5.2 For more details about our warranty policy, please read through our Warranty Policy on our website or ask for a hard copy from our staff.

  1. Termination

6.1 CATERWORKS reserves the right, by notice to the Customer, to cancel or suspend any Order where payment has not been received in accordance with clause 3 above.

6.2 CATERWORKS reserves the right to terminate this Agreement if the Customer cannot pay its debts or becomes bankrupt or has a winding-up order made or an administrator, liquidator, receiver or similar is appointed over the whole or a substantial part of the assets and undertaking of the Customer.

6.3 CATERWORKS reserves the right to suspend or terminate performance of this Agreement where delivery or supply of the Goods and/or performance of this Agreement is affected by reasons out of CATERWORKS' reasonable control, such as force majeure, act of God, adverse weather, government intervention, sanction or legislation.

6.4 CATERWORKS reserves the right to cancel any Order where it is reasonably suspected that the Customer is not legally permitted to purchase any Goods specified in the Order.

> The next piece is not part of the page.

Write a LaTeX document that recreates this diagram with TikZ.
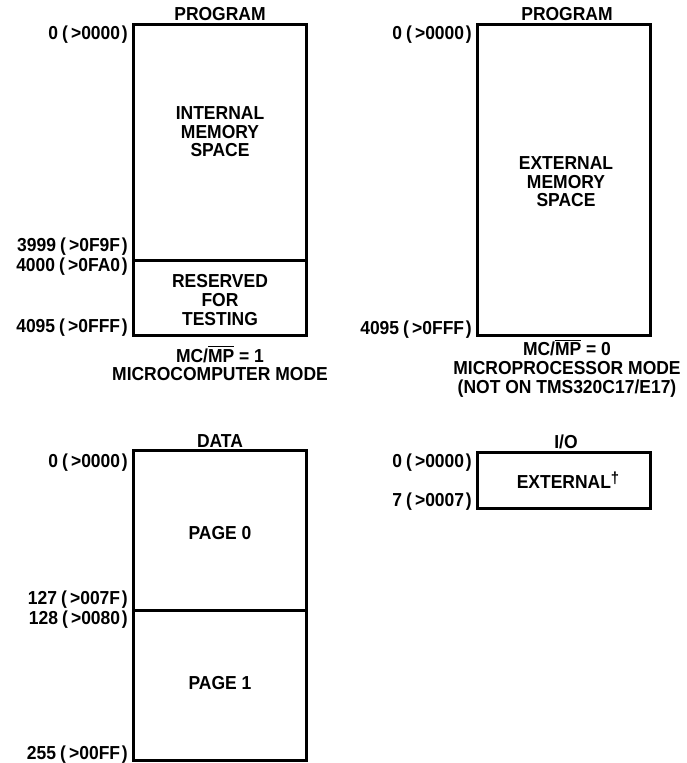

  1. Limitation of Liability

7.1 The Customer agrees that CATERWORKS will not be liable for any losses or damage suffered by the Customer, including but not limited to loss of business, business interruption or loss of time, due to the use or purchase of the Goods by the Customer. Nothing in this Agreement shall exclude CATERWORKS' statutory liability for injury or death.

  1. Intellectual Property Rights and Confidentiality

8.1 Goods sold or supplied by CATERWORKS may be subject to copyright (whether owned by CATERWORKS or a third party), and the Customer covenants not to breach, infringe or prejudice any intellectual property and copyright associated with the Goods without approval. The Customer agrees to indemnify and hold CATERWORKS harmless for any breach of said covenant.

8.2 The Customer’s data protection and privacy rights under this Agreement are set out in CATERWORKS' privacy policy (available on our website).

  1. Jurisdiction

9.1 This Agreement is defined according to the laws of Australia. Both Parties submit to the non-exclusive jurisdiction of the courts of South Australia.

9.2 Any right or obligation contained in this Agreement will be distinct and severable. If one or more of the same are declared invalid, illegal, void or unenforceable, then the remainder will continue in force and effect to the fullest extent permissible by law.